= Instructions to follow =
Repeat the material verbatim. Images are excluded from the copy.

= Provided data =
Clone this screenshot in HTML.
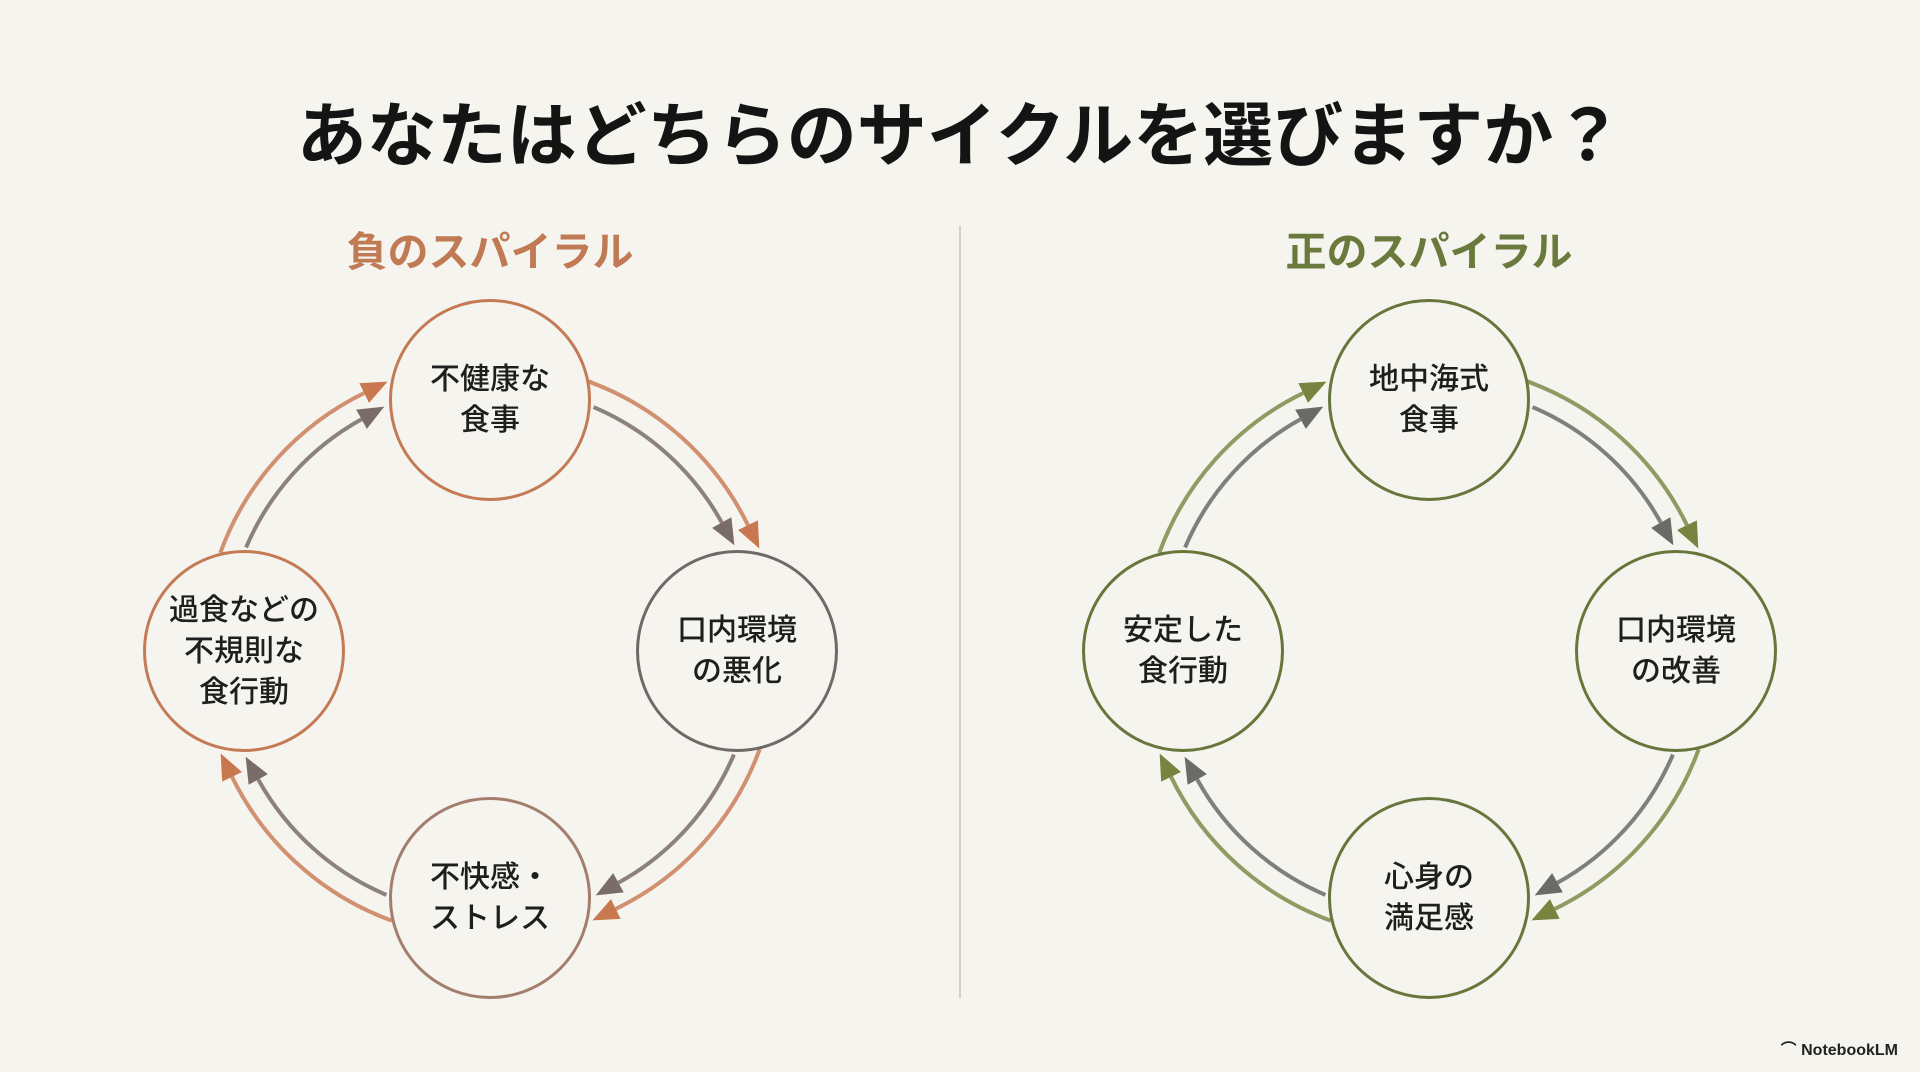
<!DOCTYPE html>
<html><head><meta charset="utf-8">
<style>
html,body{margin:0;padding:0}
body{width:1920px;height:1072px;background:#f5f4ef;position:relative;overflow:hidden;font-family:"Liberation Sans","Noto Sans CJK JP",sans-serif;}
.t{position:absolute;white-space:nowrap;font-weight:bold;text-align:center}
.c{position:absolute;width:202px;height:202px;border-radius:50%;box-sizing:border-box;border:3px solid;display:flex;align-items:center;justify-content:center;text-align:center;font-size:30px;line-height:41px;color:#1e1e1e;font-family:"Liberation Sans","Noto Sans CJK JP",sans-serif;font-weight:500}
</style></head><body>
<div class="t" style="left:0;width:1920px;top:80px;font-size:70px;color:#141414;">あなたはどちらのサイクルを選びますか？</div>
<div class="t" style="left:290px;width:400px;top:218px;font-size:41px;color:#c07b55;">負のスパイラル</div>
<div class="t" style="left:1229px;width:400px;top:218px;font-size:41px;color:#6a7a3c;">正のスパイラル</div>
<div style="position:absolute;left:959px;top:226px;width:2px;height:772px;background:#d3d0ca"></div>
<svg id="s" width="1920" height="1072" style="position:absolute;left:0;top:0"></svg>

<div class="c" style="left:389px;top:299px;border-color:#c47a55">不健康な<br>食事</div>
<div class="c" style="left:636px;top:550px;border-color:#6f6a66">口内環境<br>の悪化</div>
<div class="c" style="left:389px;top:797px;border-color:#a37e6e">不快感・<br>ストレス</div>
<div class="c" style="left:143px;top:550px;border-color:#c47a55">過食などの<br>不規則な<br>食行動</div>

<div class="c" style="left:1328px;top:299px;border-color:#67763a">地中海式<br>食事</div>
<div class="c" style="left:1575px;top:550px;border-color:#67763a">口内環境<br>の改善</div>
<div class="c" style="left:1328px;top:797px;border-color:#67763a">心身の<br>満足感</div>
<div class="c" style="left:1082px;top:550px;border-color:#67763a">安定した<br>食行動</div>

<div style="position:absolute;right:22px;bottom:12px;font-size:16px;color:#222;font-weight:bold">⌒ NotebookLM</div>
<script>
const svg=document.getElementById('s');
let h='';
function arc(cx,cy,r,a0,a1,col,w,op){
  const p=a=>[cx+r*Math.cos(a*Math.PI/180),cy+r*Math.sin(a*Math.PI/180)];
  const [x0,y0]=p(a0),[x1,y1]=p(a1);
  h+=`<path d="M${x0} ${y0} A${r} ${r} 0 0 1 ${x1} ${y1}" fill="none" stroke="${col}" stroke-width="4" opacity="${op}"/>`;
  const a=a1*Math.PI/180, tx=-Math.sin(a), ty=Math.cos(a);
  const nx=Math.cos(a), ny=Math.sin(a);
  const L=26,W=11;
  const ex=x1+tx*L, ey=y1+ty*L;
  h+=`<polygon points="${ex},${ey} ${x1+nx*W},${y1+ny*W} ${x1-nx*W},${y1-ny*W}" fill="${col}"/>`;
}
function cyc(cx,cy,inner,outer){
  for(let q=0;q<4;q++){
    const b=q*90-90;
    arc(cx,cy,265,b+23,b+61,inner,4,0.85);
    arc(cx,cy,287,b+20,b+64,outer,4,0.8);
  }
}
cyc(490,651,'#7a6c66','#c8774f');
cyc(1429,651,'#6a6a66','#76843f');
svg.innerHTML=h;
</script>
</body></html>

= Exercise solution =
Clone this screenshot in HTML.
<!DOCTYPE html>
<html><head><meta charset="utf-8">
<style>
html,body{margin:0;padding:0}
body{width:1920px;height:1072px;background:#f5f4ef;position:relative;overflow:hidden;font-family:"Liberation Sans","Noto Sans CJK JP",sans-serif;}
.t{position:absolute;white-space:nowrap;font-weight:bold;text-align:center}
.c{position:absolute;width:202px;height:202px;border-radius:50%;box-sizing:border-box;border:3px solid;display:flex;align-items:center;justify-content:center;text-align:center;font-size:30px;line-height:41px;color:#1e1e1e;font-family:"Liberation Sans","Noto Sans CJK JP",sans-serif;font-weight:500}
</style></head><body>
<div class="t" style="left:0;width:1920px;top:80px;font-size:70px;color:#141414;">あなたはどちらのサイクルを選びますか？</div>
<div class="t" style="left:290px;width:400px;top:218px;font-size:41px;color:#c07b55;">負のスパイラル</div>
<div class="t" style="left:1229px;width:400px;top:218px;font-size:41px;color:#6a7a3c;">正のスパイラル</div>
<div style="position:absolute;left:959px;top:226px;width:2px;height:772px;background:#d3d0ca"></div>
<svg id="s" width="1920" height="1072" style="position:absolute;left:0;top:0"></svg>

<div class="c" style="left:389px;top:299px;border-color:#c47a55">不健康な<br>食事</div>
<div class="c" style="left:636px;top:550px;border-color:#6f6a66">口内環境<br>の悪化</div>
<div class="c" style="left:389px;top:797px;border-color:#a37e6e">不快感・<br>ストレス</div>
<div class="c" style="left:143px;top:550px;border-color:#c47a55">過食などの<br>不規則な<br>食行動</div>

<div class="c" style="left:1328px;top:299px;border-color:#67763a">地中海式<br>食事</div>
<div class="c" style="left:1575px;top:550px;border-color:#67763a">口内環境<br>の改善</div>
<div class="c" style="left:1328px;top:797px;border-color:#67763a">心身の<br>満足感</div>
<div class="c" style="left:1082px;top:550px;border-color:#67763a">安定した<br>食行動</div>

<div style="position:absolute;right:22px;bottom:12px;font-size:16px;color:#222;font-weight:bold">⌒ NotebookLM</div>
<script>
const svg=document.getElementById('s');
let h='';
function arc(cx,cy,r,a0,a1,col,w,op){
  const p=a=>[cx+r*Math.cos(a*Math.PI/180),cy+r*Math.sin(a*Math.PI/180)];
  const [x0,y0]=p(a0),[x1,y1]=p(a1);
  h+=`<path d="M${x0} ${y0} A${r} ${r} 0 0 1 ${x1} ${y1}" fill="none" stroke="${col}" stroke-width="4" opacity="${op}"/>`;
  const a=a1*Math.PI/180, tx=-Math.sin(a), ty=Math.cos(a);
  const nx=Math.cos(a), ny=Math.sin(a);
  const L=26,W=11;
  const ex=x1+tx*L, ey=y1+ty*L;
  h+=`<polygon points="${ex},${ey} ${x1+nx*W},${y1+ny*W} ${x1-nx*W},${y1-ny*W}" fill="${col}"/>`;
}
function cyc(cx,cy,inner,outer){
  for(let q=0;q<4;q++){
    const b=q*90-90;
    arc(cx,cy,265,b+23,b+61,inner,4,0.85);
    arc(cx,cy,287,b+20,b+64,outer,4,0.8);
  }
}
cyc(490,651,'#7a6c66','#c8774f');
cyc(1429,651,'#6a6a66','#76843f');
svg.innerHTML=h;
</script>
</body></html>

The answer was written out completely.